Force field query

sGDML force fields (see force field reconstruction) are straightforward to use. In the following example we use a pre-trained model to predict the energy and forces for a ethanol geometry stored as XYZ file (download):

import numpy as np
from sgdml.predict import GDMLPredict
from sgdml.utils import io

model = np.load('m_ethanol.npz')
gdml = GDMLPredict(model)

r,_ = io.read_xyz('ethanol.xyz') # 9 atoms
e,f = gdml.predict(r)

print(r.shape) # (1,27)
print(e.shape) # (1,)
print(f.shape) # (1,27)

Here, the sGDML predictor is instantiated with the model file m_ethanol.npz and queried using the ethanol geometry r imported from ethanol.xyz. It returns the energy e and all interatomic forces f for this structure.

In this example, r is an array of dimension 1 x 3N, containing the Cartesian coordinates of N atoms, but we could as well have passed an M x 3N-dimensional array containing M geometries at once, to generate multiple energy and force predictions simultaneously.

Warning

The order of atoms in ethanol.xyz must be consistent with the dataset on which the model m_ethanol.npz was originally trained.

Warning

The distance unit of the input geometry (here: Ångström) must match the unit in the dataset that was used for model training.

Multi-CPU support

The sgdml package is able to parallelize calculations across multiple CPU cores, which is especially beneficial when querying multiple geometries at once in every call to gdml.predict(). To ensure optimal performance in a particular compute environment, given a particular model file, we recommend running

gdml.prepare_parallel(n_bulk=128)

right after initialization of the model. This function will determine the optimal parallelization settings and apply them in one step. Here, n_bulk is the number of geometries M that we plan on querying in each call to gdml.predict().

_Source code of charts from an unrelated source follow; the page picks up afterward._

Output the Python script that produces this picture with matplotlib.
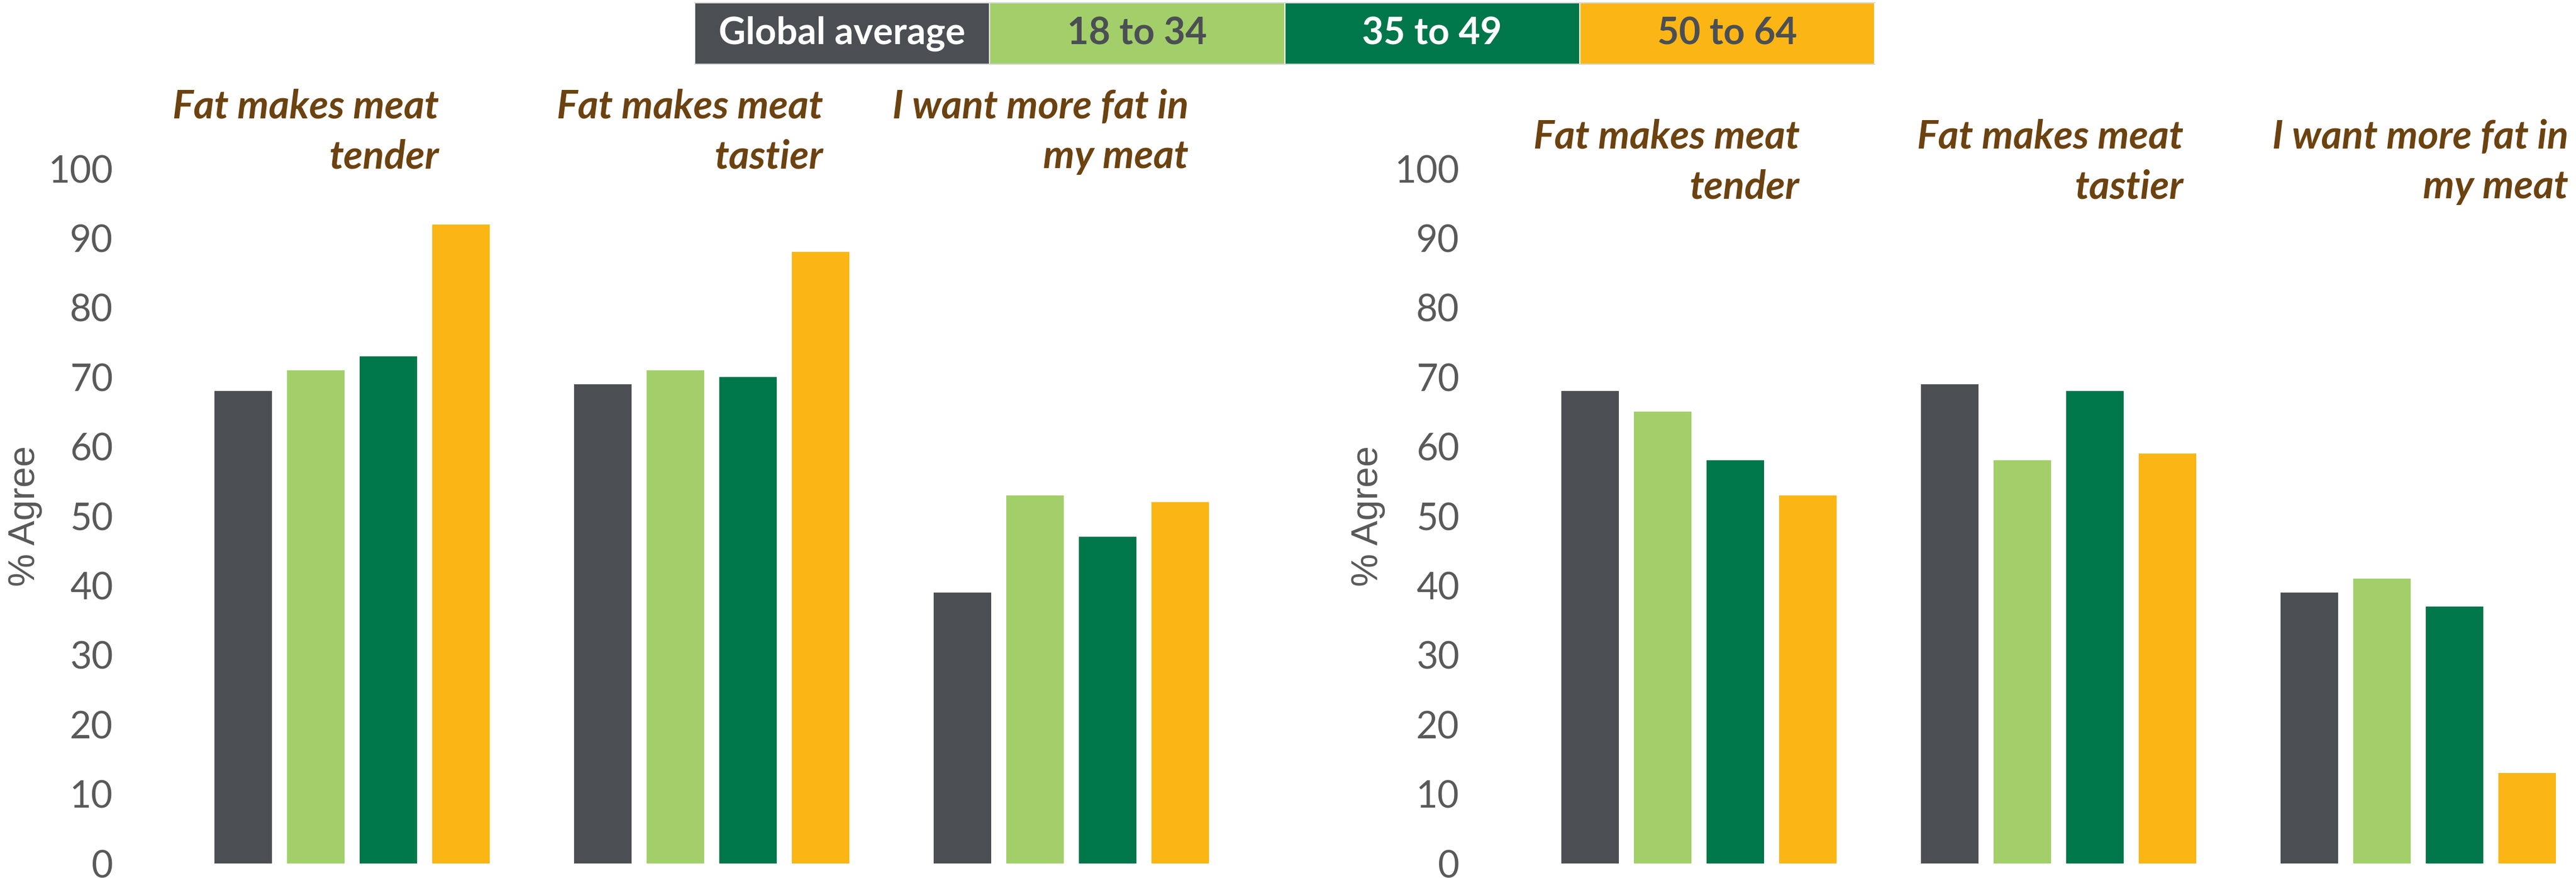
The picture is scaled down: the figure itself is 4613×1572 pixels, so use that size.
import numpy as np
import matplotlib
matplotlib.use("Agg")
import matplotlib.pyplot as plt
import matplotlib.transforms as mtransforms
from matplotlib.patches import Rectangle

# data
series = ["Global average", "18 to 34", "35 to 49", "50 to 64"]
categories = ["Fat makes meat\ntender", "Fat makes meat\ntastier", "I want more fat in\nmy meat"]
left_vals = [
    [68, 69, 39],   # Global average
    [71, 71, 53],   # 18 to 34
    [73, 70, 47],   # 35 to 49
    [92, 88, 52],   # 50 to 64
]
right_vals = [
    [68, 69, 39],
    [65, 58, 41],
    [58, 68, 37],
    [53, 59, 13],
]
yticks = [0, 10, 20, 30, 40, 50, 60, 70, 80, 90, 100]

colors = ["#4B4F54", "#A2CF69", "#00774A", "#FBB616"]
legend_text_colors = ["white", "#4B4F54", "white", "#4B4F54"]
brown = "#6B4210"
tick_grey = "#595959"

W, H = 4613, 1572
fig = plt.figure(figsize=(W / 100, H / 100), dpi=100)

pitch = 644.0          # px per category
bar_w = 103 / pitch
step = 130 / pitch


def px_ax(x0, x1, center0):
    # axes rect from pixel coords, xlim so that category 0 sits at center0
    ax = fig.add_axes([x0 / W, (H - 1546) / H, (x1 - x0) / W, (1546 - 302) / H])
    ax.set_xlim((x0 - center0) / pitch, (x1 - center0) / pitch)
    return ax


def draw_panel(ax, vals, title_dx, title_y, ylab_x):
    x = np.arange(len(categories))
    for i, s in enumerate(series):
        ax.bar(x + (i - 1.5) * step, vals[i], width=bar_w, color=colors[i], label=s)
    ax.set_ylim(0, 100)
    ax.set_yticks(yticks)
    ax.set_yticklabels([str(t) for t in yticks], fontsize=48, color=tick_grey, family="Lato")
    ax.tick_params(axis="y", length=0, pad=20)
    ax.set_xticks([])
    for sp in ax.spines.values():
        sp.set_visible(False)

    trans = mtransforms.blended_transform_factory(ax.transData, fig.transFigure)
    for j, cat in enumerate(categories):
        for k, line in enumerate(cat.split("\n")):
            ax.text(j + title_dx[j], 1 - title_y[k] / H, line, transform=trans,
                    ha="right", va="baseline", fontsize=51, color=brown,
                    family="Lato", fontweight="bold", fontstyle="italic")

    fig.text(ylab_x / W, 1 - 924 / H, "% Agree", rotation=90, ha="center", va="center",
             fontsize=48, color=tick_grey, family="Liberation Sans")


ax1 = px_ax(230, 2240, 630.5)
draw_panel(ax1, left_vals, [0.2415, 0.310, 0.326], [212, 301], 45)

ax2 = px_ax(2641, 4613, 3042.5)
draw_panel(ax2, right_vals, [0.280, 0.347, 0.417], [266, 355], 2450)

# legend strip at the top
lx0, lx1, ly0, ly1 = 1244, 3357, 5, 115
lax = fig.add_axes([lx0 / W, 1 - ly1 / H, (lx1 - lx0) / W, (ly1 - ly0) / H])
lax.set_xlim(0, len(series))
lax.set_ylim(0, 1)
lax.axis("off")
for i, s in enumerate(series):
    lax.add_patch(Rectangle((i, 0), 1, 1, facecolor=colors[i], edgecolor="white", linewidth=1.5))
    lax.text(i + 0.5, 0.5, s, ha="center", va="center", fontsize=48, fontweight="bold",
             color=legend_text_colors[i], family="Lato")
lax.plot([0, 4], [1, 1], color="#D9D9D9", lw=1.5, clip_on=False)
lax.plot([0, 4], [0, 0], color="#D9D9D9", lw=1.5, clip_on=False)

fig.savefig("out.png", dpi=100, facecolor="white")
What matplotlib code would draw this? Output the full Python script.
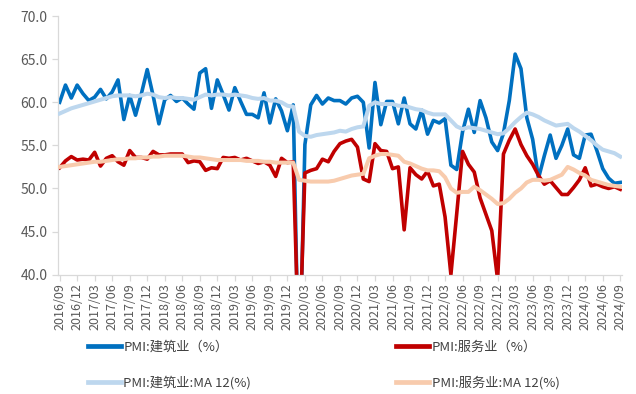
import matplotlib
matplotlib.use("Agg")
import matplotlib.pyplot as plt
import numpy as np
import pandas as pd

plt.rcParams['font.family'] = ['Noto Sans CJK SC', 'DejaVu Sans']

# monthly PMI, 2016/09 - 2024/09
months = pd.period_range('2016-09', '2024-09', freq='M').strftime('%Y/%m').tolist()

construction = [
    60.0, 62.0, 60.5, 62.0, 61.0, 60.2, 60.6, 61.5, 60.4, 61.2, 62.6, 58.0,
    60.8, 58.5, 61.0, 63.8, 60.8, 57.5, 60.3, 60.8, 60.1, 60.5, 59.8, 59.2,
    63.4, 63.9, 59.3, 62.6, 60.9, 59.1, 61.7, 60.1, 58.6, 58.6, 58.2, 61.1,
    57.6, 60.4, 59.0, 56.7, 59.7, 26.6, 55.1, 59.7, 60.8, 59.8, 60.5, 60.2,
    60.2, 59.8, 60.5, 60.7, 60.0, 54.7, 62.3, 57.4, 60.1, 60.1, 57.5, 60.5,
    57.5, 56.9, 59.1, 56.3, 57.9, 57.6, 58.1, 52.7, 52.2, 56.6, 59.2, 56.5,
    60.2, 58.2, 55.4, 54.4, 56.4, 60.2, 65.6, 63.9, 58.2, 55.7, 51.2, 53.8,
    56.2, 53.5, 55.0, 56.9, 53.9, 53.5, 56.2, 56.3, 54.4, 52.3, 51.2, 50.6,
    50.7,
]

services = [
    52.4, 53.2, 53.7, 53.3, 53.4, 53.3, 54.2, 52.6, 53.5, 53.8, 53.1, 52.7,
    54.4, 53.6, 53.6, 53.4, 54.3, 53.9, 53.9, 54.0, 54.0, 54.0, 53.0, 53.2,
    53.1, 52.1, 52.4, 52.3, 53.6, 53.5, 53.6, 53.3, 53.5, 53.2, 52.9, 53.1,
    52.7, 51.4, 53.5, 53.0, 53.1, 30.1, 51.8, 52.1, 52.3, 53.4, 53.1, 54.3,
    55.2, 55.5, 55.7, 54.8, 51.1, 50.8, 55.2, 54.4, 54.3, 52.3, 52.5, 45.2,
    52.4, 51.6, 51.1, 52.0, 50.3, 50.5, 46.7, 40.0, 47.1, 54.3, 52.8, 51.9,
    48.9, 47.0, 45.1, 39.4, 54.0, 55.6, 56.9, 55.1, 53.8, 52.8, 51.5, 50.5,
    50.9, 50.1, 49.3, 49.3, 50.1, 51.0, 52.4, 50.3, 50.5, 50.2, 50.0, 50.2,
    49.9,
]

construction_ma12 = [
    58.7, 59.0, 59.3, 59.5, 59.7, 59.9, 60.1, 60.3, 60.5, 60.7, 60.8, 60.8,
    60.8, 60.7, 60.8, 61.0, 60.9, 60.6, 60.5, 60.6, 60.5, 60.5, 60.4, 60.3,
    60.6, 60.9, 60.8, 60.9, 60.9, 60.8, 60.9, 60.8, 60.7, 60.5, 60.4, 60.5,
    60.2, 60.2, 60.0, 59.6, 59.5, 56.6, 56.1, 56.0, 56.2, 56.3, 56.4, 56.5,
    56.7, 56.6, 56.9, 57.1, 57.2, 59.6, 60.0, 59.8, 59.8, 59.8, 59.6, 59.6,
    59.4, 59.2, 59.1, 58.8, 58.6, 58.6, 58.6, 57.9, 57.2, 56.9, 57.1, 57.0,
    56.9, 56.7, 56.5, 56.3, 56.4, 57.0, 57.7, 58.3, 58.8, 58.6, 58.3, 57.9,
    57.6, 57.3, 57.4, 57.5, 57.0, 56.6, 56.1, 55.6, 55.0, 54.5, 54.3, 54.1,
    53.7,
]

services_ma12 = [
    52.5, 52.6, 52.7, 52.8, 52.9, 53.0, 53.1, 53.1, 53.2, 53.3, 53.4, 53.4,
    53.5, 53.5, 53.6, 53.6, 53.7, 53.7, 53.8, 53.8, 53.8, 53.8, 53.7, 53.6,
    53.6, 53.5, 53.4, 53.3, 53.3, 53.3, 53.3, 53.3, 53.2, 53.2, 53.2, 53.1,
    53.1, 53.0, 53.0, 53.0, 53.0, 51.0, 50.9, 50.8, 50.8, 50.8, 50.8, 50.9,
    51.1, 51.3, 51.5, 51.6, 51.7, 53.5, 53.8, 54.0, 54.0, 53.9, 53.8, 53.1,
    52.9, 52.6, 52.3, 52.1, 52.1, 52.0, 51.3, 50.0, 49.5, 49.6, 49.6, 50.2,
    49.8, 49.3, 48.8, 48.2, 48.3, 48.8, 49.5, 50.0, 50.7, 51.0, 51.0, 50.9,
    51.0, 51.3, 51.6, 52.5, 52.2, 51.8, 51.5, 51.0, 50.8, 50.6, 50.4, 50.3,
    50.2,
]

labels = ['PMI:建筑业（%）', 'PMI:建筑业:MA 12(%)', 'PMI:服务业（%）', 'PMI:服务业:MA 12(%)']
colors = ['#0070C0', '#BDD7EE', '#C00000', '#F8CBAD']

x = np.arange(len(months))

fig = plt.figure(figsize=(6.36, 3.94), dpi=100)
ax = fig.add_axes([0.091, 0.303, 0.887, 0.656])

l1, = ax.plot(x, construction, color=colors[0], lw=2.6, zorder=2)
l3, = ax.plot(x, services, color=colors[2], lw=2.6, zorder=2)
l2, = ax.plot(x, construction_ma12, color=colors[1], lw=2.9, zorder=3)
l4, = ax.plot(x, services_ma12, color=colors[3], lw=2.9, zorder=3)

ax.set_ylim(40, 70)
ax.set_yticks(np.arange(40, 71, 5))
ax.set_yticklabels([f'{v:.1f}' for v in np.arange(40, 71, 5)])
ax.set_xlim(-0.3, len(months) - 0.7)
ax.set_xticks(x[::3])
ax.set_xticklabels(months[::3], rotation=90)

for s in ['top', 'right']:
    ax.spines[s].set_visible(False)
for s in ['left', 'bottom']:
    ax.spines[s].set_color('#D9D9D9')
    ax.spines[s].set_linewidth(0.9)
ax.tick_params(axis='both', colors='#D9D9D9', length=4, width=0.9,
               labelcolor='#595959', labelsize=9)
ax.tick_params(axis='y', labelsize=10)
ax.tick_params(axis='x', pad=2)

handles = [l1, l2, l3, l4]
leg = fig.legend(handles, labels, ncol=2, loc='upper left',
                 bbox_to_anchor=(0.138, 0.135), frameon=False,
                 handlelength=2.5, handletextpad=0.2, columnspacing=11.0,
                 labelspacing=1.7, borderaxespad=0, borderpad=0,
                 prop={'size': 9.5})
for line in leg.get_lines():
    line.set_linewidth(3.4)
for t in leg.get_texts():
    t.set_color('#404040')

fig.savefig('out.png', dpi=100)
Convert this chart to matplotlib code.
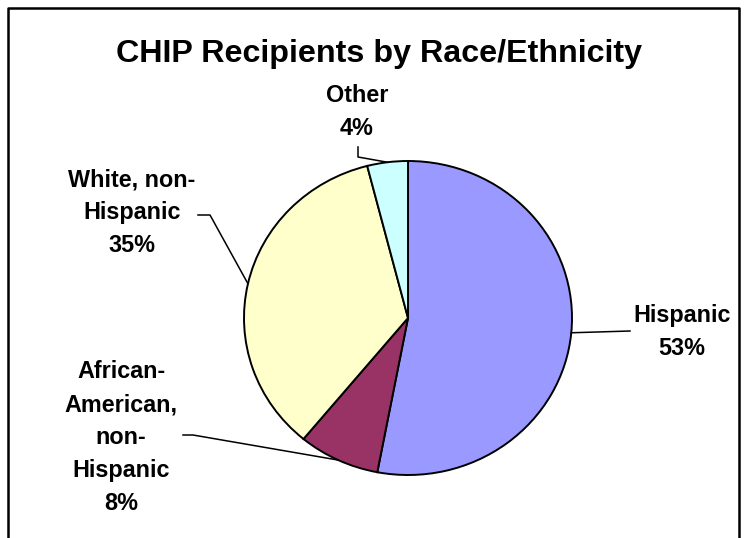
import matplotlib
matplotlib.use("Agg")
import matplotlib.pyplot as plt
import numpy as np
from matplotlib.lines import Line2D

plt.rcParams["font.family"] = ["Liberation Sans", "DejaVu Sans"]

W, H = 746, 538

title = "CHIP Recipients by Race/Ethnicity"
groups = ["Hispanic", "African-American, non-Hispanic", "White, non-Hispanic", "Other"]
shares = [53, 8, 35, 4]
colors = ["#9999FF", "#993366", "#FFFFCC", "#CCFFFF"]
# label lines as wrapped in the chart
label_lines = [
    ["Hispanic"],
    ["African-", "American,", "non-", "Hispanic"],
    ["White, non-", "Hispanic"],
    ["Other"],
]


def px(x, y):
    """pixel position (top-left origin) -> figure fraction"""
    return x / W, 1 - y / H


fig = plt.figure(figsize=(W / 100, H / 100), dpi=100)

# outer frame (bottom edge runs off the canvas)
fig.add_artist(Line2D([8 / W, 8 / W, 739 / W, 739 / W],
                      [0, 1 - 8 / H, 1 - 8 / H, 0],
                      transform=fig.transFigure, color="black", lw=1.8))

fig.text(*px(379, 54), title, ha="center", va="center",
         fontsize=23.2, fontweight="bold")

# pie axes: centre (408, 318), radii 164 x 157
cx, cy, rx, ry = 408, 318, 164, 157
ax = fig.add_axes([(cx - rx) / W, 1 - (cy + ry) / H, 2 * rx / W, 2 * ry / H])
wedges, _ = ax.pie(shares, colors=colors, startangle=90, counterclock=False,
                   wedgeprops=dict(edgecolor="black", linewidth=1.4))
ax.set_aspect("auto")
ax.set_xlim(-1, 1)
ax.set_ylim(-1, 1)
ax.axis("off")

# label block centres, leader start/kink points (pixels)
label_pos = [(682, 332), (121, 438), (132, 213), (357, 112)]
leaders = [
    [(630, 331)],
    [(183, 435), (193, 435)],
    [(198, 215), (210, 215)],
    [(358, 147), (358, 157)],
]
step = 33

for w, lines, share, (lx, ly), pts in zip(wedges, label_lines, shares,
                                          label_pos, leaders):
    rows = lines + [f"{share}%"]
    y0 = ly - step * (len(rows) - 1) / 2
    for i, row in enumerate(rows):
        fig.text(*px(lx, y0 + i * step), row, ha="center", va="center",
                 fontsize=16.8, fontweight="bold")
    mid = np.deg2rad((w.theta1 + w.theta2) / 2)
    ex, ey = ax.transData.transform((np.cos(mid), np.sin(mid)))
    xs = [p[0] / W for p in pts] + [ex / W]
    ys = [1 - p[1] / H for p in pts] + [ey / H]
    fig.add_artist(Line2D(xs, ys, transform=fig.transFigure,
                          color="black", lw=1.1))

fig.savefig("out.png", dpi=100)
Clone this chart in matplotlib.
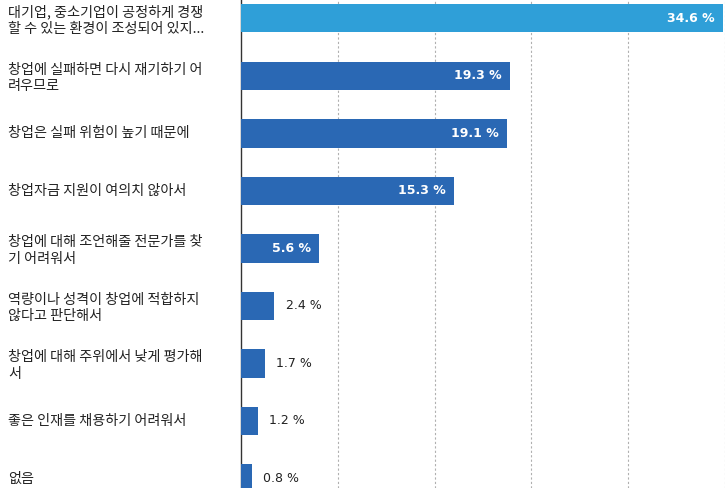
import matplotlib
matplotlib.use("Agg")
import matplotlib.pyplot as plt
import numpy as np

plt.rcParams['font.family'] = ['Noto Sans CJK KR', 'DejaVu Sans']

categories = [
    "대기업, 중소기업이 공정하게 경쟁\n할 수 있는 환경이 조성되어 있지...",
    "창업에 실패하면 다시 재기하기 어\n려우므로",
    "창업은 실패 위험이 높기 때문에",
    "창업자금 지원이 여의치 않아서",
    "창업에 대해 조언해줄 전문가를 찾\n기 어려워서",
    "역량이나 성격이 창업에 적합하지\n않다고 판단해서",
    "창업에 대해 주위에서 낮게 평가해\n서",
    "좋은 인재를 채용하기 어려워서",
    "없음",
]
values = [34.6, 19.3, 19.1, 15.3, 5.6, 2.4, 1.7, 1.2, 0.8]
value_labels = ["34.6 %", "19.3 %", "19.1 %", "15.3 %", "5.6 %", "2.4 %", "1.7 %", "1.2 %", "0.8 %"]

W, H = 725, 488
fig = plt.figure(figsize=(W / 100, H / 100), dpi=100)
ax_left = 241 / W
ax = fig.add_axes([ax_left, 0, 1 - ax_left, 1])

xmax = 34.75
y = np.arange(len(values))
colors = ['#2f9fd8'] + ['#2a68b4'] * (len(values) - 1)
ax.barh(y, values, height=0.49, color=colors, zorder=3)

ax.set_xlim(0, xmax)
ax.set_ylim(8.165, -0.32)
ax.set_xticks(np.linspace(0, xmax, 6)[1:])
ax.set_yticks([])
ax.tick_params(axis='x', length=0, labelbottom=False)
ax.grid(axis='x', color='#b0b0b0', linestyle=(0, (2, 2)), linewidth=0.8, zorder=0)
for s in ['top', 'right', 'bottom']:
    ax.spines[s].set_visible(False)
ax.spines['left'].set_color('#333333')
ax.spines['left'].set_linewidth(1.0)

for i, (v, lab) in enumerate(zip(values, value_labels)):
    if v > 4:
        ax.annotate(lab, (v, i), xytext=(-6, 0), textcoords='offset points',
                    ha='right', va='center', color='white', fontsize=9,
                    fontweight='bold', family=['DejaVu Sans'], zorder=4)
    else:
        ax.annotate(lab, (v, i), xytext=(8, 0), textcoords='offset points',
                    ha='left', va='center', color='#222222', fontsize=9,
                    family=['DejaVu Sans'], zorder=4)

for i, cat in enumerate(categories):
    yy = ax.transData.transform((0, i))[1]
    if "\n" in cat:
        yy -= 2
    fig.text(8 / W, yy / H, cat, ha='left', va='center', fontsize=10.2,
             color='#222222', linespacing=1.2)

fig.savefig("out.png", dpi=100)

The maximum number of processes (= CPU cores) that sGDML is allowed to use can be globally limited by specifying max_processes during initialization of the predictor:

gdml = GDMLPredict(model, max_processes=12)

Note

Running the benchmark can take some time (i.e. seconds to minutes, depending on the model). However the result for a each configuration of training points, number of atoms and choice of n_bulk is cached so that gdml.prepare_parallel() returns instantly on subsequent calls (after repeating the benchmark several times).

Multi-GPU support

Setting use_torch=True when instantiating the predictor redirects all calculations to PyTorch, which automatically uses GPUs, if available.

gdml = GDMLPredict(model, use_torch=True)

Warning

PyTorch must be installed with GPU support, otherwise it falls back on the CPU. However, we recommend running CPU calculations without the PyTorch flag, as our own CPU implementation is faster.